Once the command is formed and ready to be submitted to the operating system commandline interpreter any user who feels he knows what he is doing may alter it as he sees fit.

It's a bit like the use of "Syntax" files in SPSS (probably the most heavily used statistics package in the world for casual to intermediate users). SPSS *can* be used using only the menu, but behind the scenes the GUI only constructs real scripted commands which are then sent to the interpreter. You can see that by enabling the logfile option, which echoes the comands that were created to a logfile.

However, simply clicking your way through a data-analysis is just asking for trouble.
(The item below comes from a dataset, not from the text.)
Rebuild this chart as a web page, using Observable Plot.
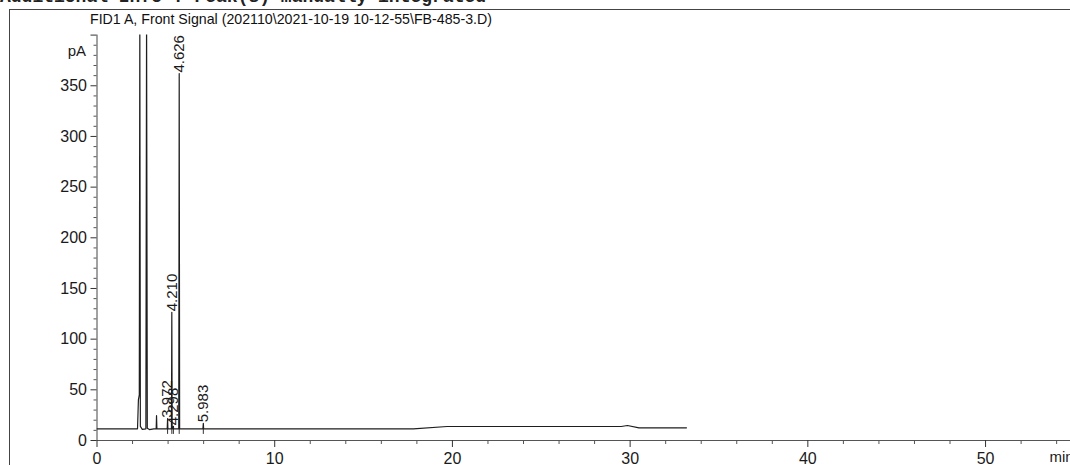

You can't really be sure what you did because you can't reproduce it, you can't repeat it without going through another boring and time-consuming point-and-click orgy, and you can't reliably carry out the exact same analysis (or slightly changed: as inputting a better caption on a graph) on the same dataset. Let alone on, say, another 10 datasets.

Therefore any serious SPSS user appreciates SPSS syntax files and soon learns how to use them.

On the other hand, almost nobody writes SPSS syntax files from scratch as the proper commands are not intuitive, syntax files are finicky things to write, and stupid mistakes that lead to error messages, wrong results, or no results (just forget to put a full stop at the end of a command and the interpreter will halt there and silently wait forever for completion of your command) are easily made.

That's why SPSS (very successfully) offers both interfaces: scripts and menus. This idea for a command-building GUI idea strongly reminds me of the way SPSS works.

In short: if done well this approach offers users the best of both worlds.

Aghhhhhhhhhhhhhhhh

As someone who tends to mess with things I thought I'd give this a go.

After a bit of messing I've managed to get a page which displays 2 buttons "V" and "Add" and a selection box. However as far as I can tell by random clicking etc. it doesn't do anything!!!!!!!

Did you think about creating something to help with javascript?

Now I'm not a vindictive person so there'll be no shootings but if I meet any of you when I'm eating a beefburger you may suffer a nasty grease staining to your designer clothes.

PS. Why not just offer a complete html page/file which runs?